Bolivian President Evo Morales on Friday inaugurated construction on a highway planned to pass through a nature reserve over the objections of Indian groups that fear it will damage their lands.
No protesters appeared at the ceremony, and the leftist leader was surrounded by hundreds of coca growers who support building the 192-mile (309-kilometer) road from the town of Villa Tunari in the west to San Ignacio de Moxos in the east.
The planned route passes through a national park and territory that is home to three indigenous groups, the Yuracare, Chiman and Trinitaria. Their 15,000 members live by hunting, fishing, collecting fruits and farming.
Morales, who is Bolivia's first president from indigenous group, has said the highway is needed to open economic opportunities for isolated villages in Bolivia's east.
Adolfo Moye, an indigenous leader, previously told The Associated Press that the Indian communities would resist the road when it enters their land.

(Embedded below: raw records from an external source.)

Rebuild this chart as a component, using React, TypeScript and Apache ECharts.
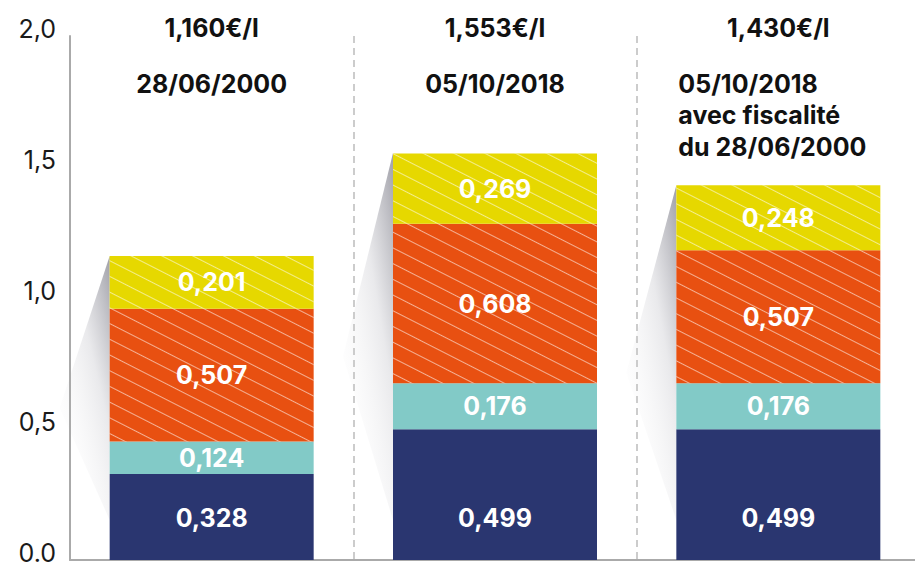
import React, { useEffect, useRef } from "react";
import * as echarts from "echarts";

const categories = ["28/06/2000", "05/10/2018", "05/10/2018 fiscalité 2000"];
const prices = ["1,160€/l", "1,553€/l", "1,430€/l"];
const headings = ["28/06/2000", "05/10/2018", "05/10/2018\navec fiscalité\ndu 28/06/2000"];
const navyValues = [0.328, 0.499, 0.499];
const tealValues = [0.124, 0.176, 0.176];
const orangeValues = [0.507, 0.608, 0.507];
const yellowValues = [0.201, 0.269, 0.248];
const totals = [1.16, 1.553, 1.43];
const yTickLabels = ["0.0", "0,5", "1,0", "1,5", "2,0"];

const FONT = "Inter, Roboto, sans-serif";
const BAR_RATIO = 0.72;

const hatch = {
  symbol: "rect",
  symbolSize: 1,
  dashArrayX: [1, 0],
  dashArrayY: [1, 13],
  rotation: Math.PI * 0.15,
  color: "rgba(255,255,255,0.55)",
};

const fmt = (v: number) => v.toFixed(3).replace(".", ",");

function barSeries(
  name: string,
  data: number[],
  color: string,
  decal?: any,
  labelPos: any = "inside",
  labelDist = 5
) {
  return {
    name,
    type: "bar",
    stack: "total",
    data,
    barWidth: `${BAR_RATIO * 100}%`,
    z: 2,
    itemStyle: decal ? { color, decal } : { color },
    label: {
      show: true,
      position: labelPos,
      distance: labelDist,
      color: "#ffffff",
      fontFamily: FONT,
      fontWeight: "bold",
      fontSize: 25,
      formatter: (p: any) => fmt(p.value),
    },
  };
}

export default function App() {
  const ref = useRef<HTMLDivElement>(null);
  useEffect(() => {
    if (!ref.current) return;
    const chart = echarts.init(ref.current, undefined, { renderer: "svg" });
    chart.setOption({
      animation: false,
      backgroundColor: "#ffffff",
      grid: {
        left: 70,
        top: 36,
        width: 850,
        height: 524,
        containLabel: false,
        outerBoundsMode: "none",
      },
      xAxis: {
        type: "category",
        data: categories,
        z: 1.5,
        axisLine: { show: true, lineStyle: { color: "#aaaaaa", width: 2 } },
        axisTick: { show: false },
        axisLabel: { show: false },
        splitLine: { show: true, lineStyle: { color: "#cccccc", width: 2, type: [7, 5] } },
      },
      yAxis: {
        type: "value",
        min: 0,
        max: 2,
        interval: 0.5,
        z: 1.5,
        axisLine: { show: true, lineStyle: { color: "#aaaaaa", width: 2 } },
        axisTick: { show: false },
        splitLine: { show: false },
        axisLabel: {
          color: "#1a1a1a",
          fontFamily: FONT,
          fontSize: 25,
          margin: 14,
          verticalAlign: "bottom",
          lineHeight: 15,
          formatter: (v: number) => yTickLabels[Math.round(v / 0.5)],
        },
      },
      series: [
        {
          type: "custom",
          name: "shadow",
          z: 1,
          silent: true,
          clip: false,
          data: totals.map((t, i) => [i, t]),
          renderItem: (params: any, api: any) => {
            const idx = api.value(0);
            const total = api.value(1);
            const top = api.coord([idx, total]);
            const base = api.coord([idx, 0]);
            const bw = api.size([1, 0])[0] * BAR_RATIO;
            const left = top[0] - bw / 2;
            return {
              type: "polygon",
              shape: {
                points: [
                  [left, top[1]],
                  [left - 50, (top[1] + base[1]) / 2],
                  [left, base[1] - 40],
                ],
              },
              style: {
                fill: new echarts.graphic.LinearGradient(1, 0, 0.2, 1, [
                  { offset: 0, color: "rgba(160,160,168,1)" },
                  { offset: 0.4, color: "rgba(228,228,231,0.8)" },
                  { offset: 1, color: "rgba(255,255,255,0)" },
                ]),
              },
            };
          },
        },
        barSeries("navy", navyValues, "#2a3670", undefined, "insideBottom", 30),
        barSeries("teal", tealValues, "#82cac7"),
        barSeries("orange", orangeValues, "#e85011", hatch),
        barSeries("yellow", yellowValues, "#e6d800", hatch),
        {
          type: "custom",
          name: "headings",
          z: 3,
          silent: true,
          clip: false,
          data: prices.map((_, i) => [i, 2]),
          renderItem: (params: any, api: any) => {
            const idx = api.value(0);
            const c = api.coord([idx, 2]);
            const bw = api.size([1, 0])[0] * BAR_RATIO;
            const heading = headings[idx];
            const multi = heading.indexOf("\n") >= 0;
            return {
              type: "group",
              children: [
                {
                  type: "text",
                  x: c[0],
                  y: c[1] - 8,
                  style: {
                    text: prices[idx],
                    fill: "#111111",
                    fontFamily: FONT,
                    fontWeight: "bold",
                    fontSize: 25,
                    align: "center",
                    verticalAlign: "middle",
                  },
                },
                {
                  type: "text",
                  x: multi ? c[0] - bw / 2 + 2 : c[0],
                  y: c[1] + 32,
                  style: {
                    text: heading,
                    fill: "#111111",
                    fontFamily: FONT,
                    fontWeight: "bold",
                    fontSize: 25,
                    lineHeight: 31.5,
                    align: multi ? "left" : "center",
                    verticalAlign: "top",
                  },
                },
              ],
            };
          },
        },
      ],
    });
    return () => chart.dispose();
  }, []);
  return (
    <div
      ref={ref}
      style={{ position: "fixed", left: 0, top: 0, width: 915, height: 563 }}
    />
  );
}
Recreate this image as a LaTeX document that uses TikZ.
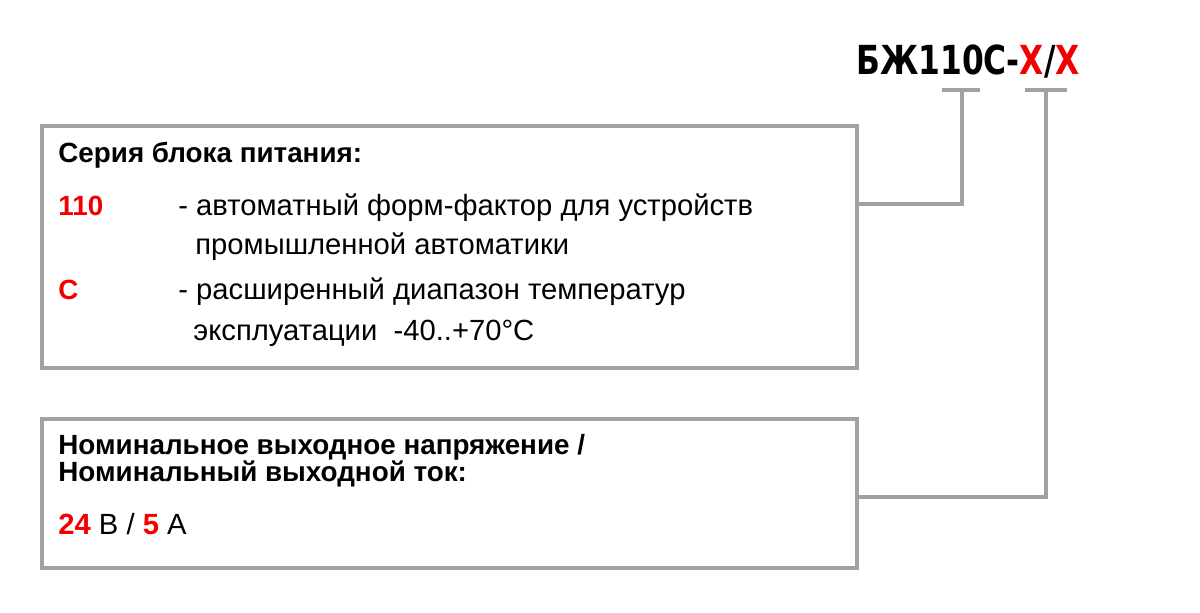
\documentclass[tikz,border=0pt]{standalone}
\usepackage{fontspec}
\setmainfont{Liberation Sans}
\newfontfamily\codefont{DejaVu Sans Condensed}
\usepackage{xcolor}
\usetikzlibrary{positioning}
\definecolor{bRed}{HTML}{F20000}
\definecolor{bLine}{HTML}{9DA3A3}
\definecolor{bInk}{HTML}{000000}
\tikzset{
  frame/.style={draw=bLine, line width=2pt, inner sep=0pt, anchor=north west,
    minimum width=407.5pt},
  link/.style={draw=bLine, line width=2pt},
  txt/.style={anchor=base west, inner sep=0pt, font=\fontsize{14.6}{16}\selectfont, text=bInk},
  head/.style={txt, font=\fontsize{13.9}{16}\selectfont\bfseries},
  key/.style={head, text=bRed},
}

\begin{document}
\begin{tikzpicture}[x=0.5pt, y=-0.5pt]
  \useasboundingbox (0,0) rectangle (1200,613);
  % model code
  \node[anchor=base east, inner sep=0pt, font=\codefont\bfseries\fontsize{20}{22}\selectfont] (code) at (1080,75)
    {\scalebox{0.87}[1]{БЖ110С-\textcolor{bRed}{X}/\textcolor{bRed}{X}}};
  \coordinate (k1) at (962,90);
  \coordinate (k2) at (1046,90);
  \draw[link] ([xshift=-10pt]k1) -- ([xshift=9pt]k1);
  \draw[link] ([xshift=-10.5pt]k2) -- ([xshift=10.5pt]k2);
  % boxes
  \node[frame, minimum height=121pt] (seria) at (40,124) {};
  \node[frame, minimum height=74.5pt] (nom) at (40,417) {};
  % series text
  \node[head] (sh) at (58,163) {Серия блока питания:};
  \node[key] (s1) at (58,216) {110};
  \node[txt] (s1a) at (178,216) {- автоматный форм-фактор для устройств};
  \node[txt] (s1b) at (195,255) {промышленной автоматики};
  \node[key] (s2) at (58,300) {С};
  \node[txt] (s2a) at (178,300) {- расширенный диапазон температур};
  \node[txt] (s2b) at (193,341) {эксплуатации\ \ -40..+70°C};
  % output text
  \node[head] (nh1) at (58,455) {Номинальное выходное напряжение /};
  \node[head] (nh2) at (58,482) {Номинальный выходной ток:};
  \node[txt] (nv) at (58,535) {\textcolor{bRed}{\bfseries 24} В / \textcolor{bRed}{\bfseries 5} А};
  % connectors
  \draw[link] (k1) |- (seria.east |- 0,204);
  \draw[link] (k2) |- (nom.east |- 0,497);
\end{tikzpicture}
\end{document}
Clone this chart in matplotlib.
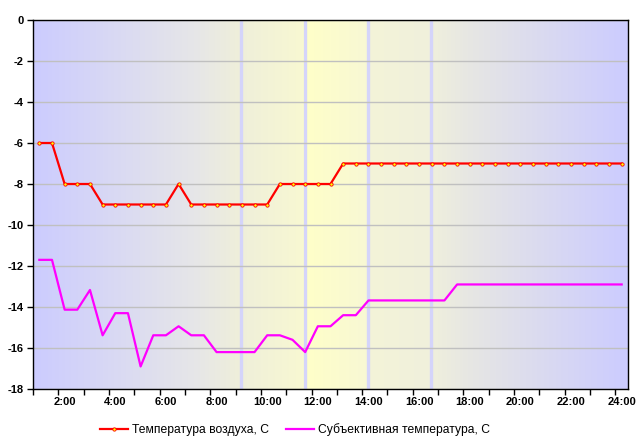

In recent years, the region has been the scene of disputes between the indigenous communities and coca growers who have begun growing their plants there. The national park is adjacent to the Chapare region in central Bolivia, which is home to the largest union of coca growers, led by Morales.
Speaking at the town of Eterazama, the president did not mention the Indian opposition to the highway, but he noted it will pass through indigenous reserves and promised to protect the environment.
"There is always the possibility of conflicts between development and Mother Earth, but we will be careful to respect nature," Morales said.